> _DATA SHOWN_:
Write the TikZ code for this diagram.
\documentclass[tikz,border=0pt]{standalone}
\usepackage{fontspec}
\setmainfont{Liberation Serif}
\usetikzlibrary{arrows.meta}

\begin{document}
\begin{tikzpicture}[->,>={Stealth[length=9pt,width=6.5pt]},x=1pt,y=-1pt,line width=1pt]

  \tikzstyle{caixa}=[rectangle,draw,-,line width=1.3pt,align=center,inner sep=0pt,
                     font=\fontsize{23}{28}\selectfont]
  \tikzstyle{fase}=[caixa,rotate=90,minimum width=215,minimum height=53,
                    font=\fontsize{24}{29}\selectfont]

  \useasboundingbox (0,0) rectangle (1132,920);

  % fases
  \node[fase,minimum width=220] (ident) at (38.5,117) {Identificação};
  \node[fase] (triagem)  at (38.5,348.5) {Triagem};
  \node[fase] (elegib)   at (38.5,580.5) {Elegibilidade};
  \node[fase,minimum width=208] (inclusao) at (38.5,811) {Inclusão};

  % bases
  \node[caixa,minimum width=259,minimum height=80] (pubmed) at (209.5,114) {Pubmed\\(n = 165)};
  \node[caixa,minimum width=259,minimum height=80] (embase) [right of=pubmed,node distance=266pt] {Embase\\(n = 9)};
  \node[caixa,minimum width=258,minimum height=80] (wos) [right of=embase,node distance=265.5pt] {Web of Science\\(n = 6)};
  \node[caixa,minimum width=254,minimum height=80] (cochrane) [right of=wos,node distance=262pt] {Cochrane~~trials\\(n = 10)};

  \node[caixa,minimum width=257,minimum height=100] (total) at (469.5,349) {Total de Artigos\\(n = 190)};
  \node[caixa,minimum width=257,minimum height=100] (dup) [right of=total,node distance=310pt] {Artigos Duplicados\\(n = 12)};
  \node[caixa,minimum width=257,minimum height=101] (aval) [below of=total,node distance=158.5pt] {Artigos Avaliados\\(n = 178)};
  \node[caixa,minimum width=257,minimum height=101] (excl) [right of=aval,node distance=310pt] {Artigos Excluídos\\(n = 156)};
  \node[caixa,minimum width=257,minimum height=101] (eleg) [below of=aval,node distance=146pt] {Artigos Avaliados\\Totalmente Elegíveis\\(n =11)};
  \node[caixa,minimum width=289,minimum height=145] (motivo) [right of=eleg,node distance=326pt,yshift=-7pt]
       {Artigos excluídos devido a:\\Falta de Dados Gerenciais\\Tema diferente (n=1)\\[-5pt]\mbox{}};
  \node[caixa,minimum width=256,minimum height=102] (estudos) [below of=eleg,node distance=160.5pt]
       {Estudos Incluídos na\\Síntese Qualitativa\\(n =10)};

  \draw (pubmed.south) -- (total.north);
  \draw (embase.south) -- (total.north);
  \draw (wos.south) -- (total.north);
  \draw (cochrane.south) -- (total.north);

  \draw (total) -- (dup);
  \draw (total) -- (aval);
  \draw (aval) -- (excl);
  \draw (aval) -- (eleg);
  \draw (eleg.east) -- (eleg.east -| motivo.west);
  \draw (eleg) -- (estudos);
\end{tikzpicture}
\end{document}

> _PROMPT_:
Print the listing above from its first line through the line with "(0,0) rectangle (1132,920);", and stop there.

> _FINISHED ANSWER_:
Write the TikZ code for this diagram.
\documentclass[tikz,border=0pt]{standalone}
\usepackage{fontspec}
\setmainfont{Liberation Serif}
\usetikzlibrary{arrows.meta}

\begin{document}
\begin{tikzpicture}[->,>={Stealth[length=9pt,width=6.5pt]},x=1pt,y=-1pt,line width=1pt]

  \tikzstyle{caixa}=[rectangle,draw,-,line width=1.3pt,align=center,inner sep=0pt,
                     font=\fontsize{23}{28}\selectfont]
  \tikzstyle{fase}=[caixa,rotate=90,minimum width=215,minimum height=53,
                    font=\fontsize{24}{29}\selectfont]

  \useasboundingbox (0,0) rectangle (1132,920);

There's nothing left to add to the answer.